Brookins was hard-pressed to explain why he’d rather walk the plank politically — by voting for a 70- or 80-percent increase in the city’s property tax levy — than vote to impose an annual garbage collection fee of $100-a-more-per container.
“I just don’t like it. My residents have expressed a desire not to pay for garbage pickup. Yes, I understand they do that in the suburbs. But that idea right now is not sitting well with my constituents. I can’t articulate why they don’t like it,” he said.
“At my last town hall meeting, a lot of people just expressed significant concern about paying for garbage pickup. They believe that’s already included in their taxes and that’s something the city should do as part of its mandate for health and safety.”
Even Ald. Roderick Sawyer (6th), newly elected Black Caucus chairman, said he’s having second thoughts about the garbage fee that he was the first to suggest.
“A lot of people think garbage fees will lead to people trying to avoid paying by not having cans or not having enough cans or by putting garbage into other peoples’ receptacles. People are starting to worry about that,” Sawyer said.
“There are a lot of questions I want answered. I need to know how it will roll out and how those problems would be solved.”
Sawyer acknowledged that at least some of his concern stems from the pressure to cut costs and jobs once the city starts charging for garbage collection.

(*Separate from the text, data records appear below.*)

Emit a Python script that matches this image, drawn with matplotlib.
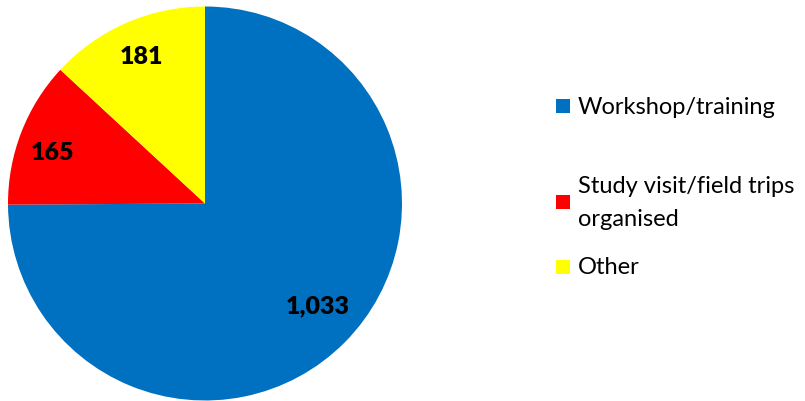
import matplotlib
matplotlib.use("Agg")
import matplotlib.pyplot as plt
from matplotlib.patches import Rectangle
import numpy as np

categories = ["Workshop/training", "Study visit/field trips\norganised", "Other"]
values = [1033, 165, 181]
value_labels = ["1,033", "165", "181"]
colors = ["#0070C0", "#FF0000", "#FFFF00"]

plt.rcParams['font.family'] = ['Lato', 'DejaVu Sans']

W, H = 805, 402
fig = plt.figure(figsize=(W / 100, H / 100), dpi=100)

cx, cy, r = 205, 197.5, 197
ax = fig.add_axes([(cx - r) / W, (cy - r) / H, 2 * r / W, 2 * r / H])
wedges, _ = ax.pie(values, colors=colors, startangle=90, counterclock=False,
                   radius=1.0, wedgeprops=dict(linewidth=0))
ax.set_xlim(-1, 1)
ax.set_ylim(-1, 1)
ax.set_aspect('auto')
ax.axis('off')

# label placement (angle offset in degrees, distance as fraction of radius)
label_place = [(2.9, 0.77), (2.4, 0.818), (-0.5, 0.816)]
for w, lab, (da, dist) in zip(wedges, value_labels, label_place):
    ang = np.deg2rad((w.theta1 + w.theta2) / 2 + da)
    ax.text(dist * np.cos(ang), dist * np.sin(ang), lab, ha='center', va='center',
            fontsize=18, fontweight='heavy', color='black')

# legend
legend_rows = [107, 203, 268]
for cat, col, yc in zip(categories, colors, legend_rows):
    fig.patches.append(Rectangle(((556) / W, 1 - (yc + 7) / H), 14 / W, 14 / H,
                                 transform=fig.transFigure, facecolor=col,
                                 edgecolor='none'))
    fig.text(578 / W, 1 - yc / H, cat, ha='left', va='center', fontsize=17,
             color='black', linespacing=1.72)

fig.savefig("out.png", dpi=100)
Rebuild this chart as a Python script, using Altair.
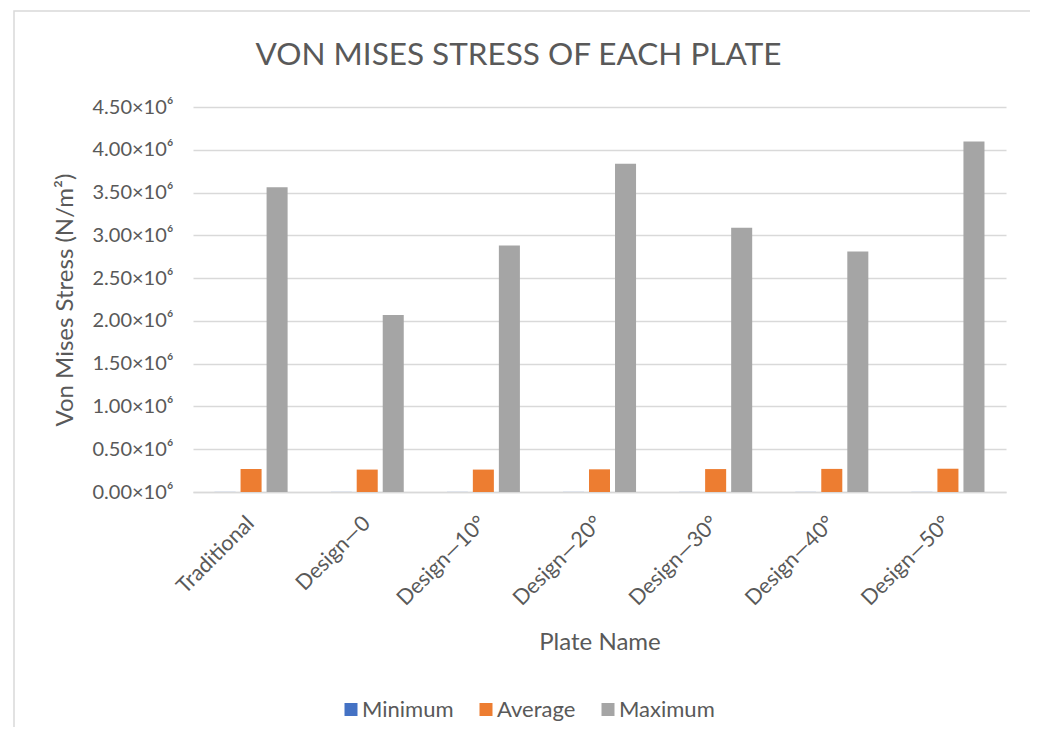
import altair as alt
import pandas as pd

plates = ["Traditional", "Design—0", "Design—10°", "Design—20°", "Design—30°", "Design—40°", "Design—50°"]
series = ["Minimum", "Average", "Maximum"]
minimum = [1000, 1000, 1000, 1000, 1000, 1000, 1000]
average = [268000, 262000, 262000, 265000, 268000, 270000, 272000]
maximum = [3563000, 2070000, 2880000, 3837000, 3090000, 2810000, 4097000]
colors = ["#4472C4", "#ED7D31", "#A5A5A5"]

rows = []
for i, p in enumerate(plates):
    for s, vals in zip(series, [minimum, average, maximum]):
        rows.append({"plate": p, "series": s, "value": vals[i]})
df = pd.DataFrame(rows)

FONT = "Lato"
TXT = "#595959"

bars = alt.Chart(df).mark_bar().encode(
    x=alt.X("plate:N", sort=plates, title="Plate Name",
            scale=alt.Scale(paddingInner=0, paddingOuter=0),
            axis=alt.Axis(labelAngle=-45, labelAlign="right", labelBaseline="middle",
                          labelPadding=28, labelOffset=0, ticks=False, domain=True,
                          domainColor="#d9d9d9", domainWidth=1.5, labelFontSize=21.5,
                          labelColor=TXT, labelFont=FONT,
                          titleFontSize=24, titleColor=TXT, titleFont=FONT, titleFontWeight="normal",
                          titlePadding=21, grid=False)),
    xOffset=alt.XOffset("series:N", sort=series,
                        scale=alt.Scale(paddingInner=0.192, paddingOuter=0.827)),
    y=alt.Y("value:Q", title="Von Mises Stress (N/m²)",
            scale=alt.Scale(domain=[0, 4500000], nice=False),
            axis=alt.Axis(values=[i * 500000 for i in range(10)],
                          labelExpr="format(datum.value/1000000, '.2f') + '×10⁶'",
                          ticks=False, domain=False, grid=True, gridColor="#d9d9d9", gridWidth=1.5,
                          labelFontSize=20, labelColor=TXT, labelFont=FONT, labelPadding=20,
                          titleFontSize=24, titleColor=TXT, titleFont=FONT, titleFontWeight="normal",
                          titlePadding=15)),
    color=alt.Color("series:N", sort=series,
                    scale=alt.Scale(domain=series, range=colors),
                    legend=alt.Legend(title=None, orient="none", direction="horizontal",
                                      legendX=147, legendY=591.5, symbolType="square",
                                      symbolSize=169, symbolStrokeWidth=0, labelFontSize=22,
                                      labelColor=TXT, labelFont=FONT, columnPadding=21,
                                      labelOffset=0)),
)

frame = alt.Chart(alt.Data(values=[{}])).mark_rect(fill=None, stroke="#d9d9d9", strokeWidth=1.5).encode(
    x=alt.value(-179), x2=alt.value(842), y=alt.value(-96), y2=alt.value(700)
)

chart = alt.layer(frame, bars).properties(
    width=813, height=385,
    title=alt.TitleParams("VON MISES STRESS OF EACH PLATE", fontSize=31.5, font=FONT,
                          color=TXT, fontWeight="normal", anchor="middle", dx=-81, offset=-61),
    padding={"left": 185, "top": 99, "right": 24, "bottom": 235},
    autosize=alt.AutoSizeParams(type="none"),
).configure_view(stroke=None)

chart.save("out.html", embed_options={"renderer": "svg", "actions": False})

In at least one North Shore suburb, a resident with one cart for routine garbage and another for recyclables pays $104.72 every four months or $314.16 a year. The weekly pickups are made by a private scavenger service that uses one-person crews.
In Chicago, the Department of Streets and Sanitation still operates with three employees on a truck. Unless work rules are changed or garbage collection is privatized, costs would be higher, but the first-ever fees would have to be lower.
Chicago would almost certainly have to start smaller to get residents of 600,000 single-family homes, two-, three-flats and four-flats used to the idea of paying for a service they’ve grown accustomed to getting for free.
“I have a lot of laborers and union workers in my ward. When they lose their jobs, they can’t pay their mortgages. That leads to vacancies and foreclosures,” Sawyer said.
Despite the mounting opposition, Ald. Pat O’Connor (40th), Emanuel’s City Council floor leader, has said it’s no longer an issue of whether Chicago will have a garbage collection fee. The question is, how much?
O’Connor has noted that a “very large percentage” of Chicagoans already pay for garbage collection. They rent or own in multiunit residential buildings that don’t get city pickups.
“If you’ve never done it before, a lot of people will say, ‘This is terrible.’ But to the extent that Chicago is becoming a destination for people who are not native Chicagoans — and that’s a growing number of people — this isn’t going to be new. It’ll be something they’ve seen before. It might be easier [to sell politically] than we think,” O’Connor told the Chicago Sun-Times last week.
City Hall sources have pegged the number of households that already pay for private garbage collection at 400,000. Another 600,000 get city pickups at no additional cost.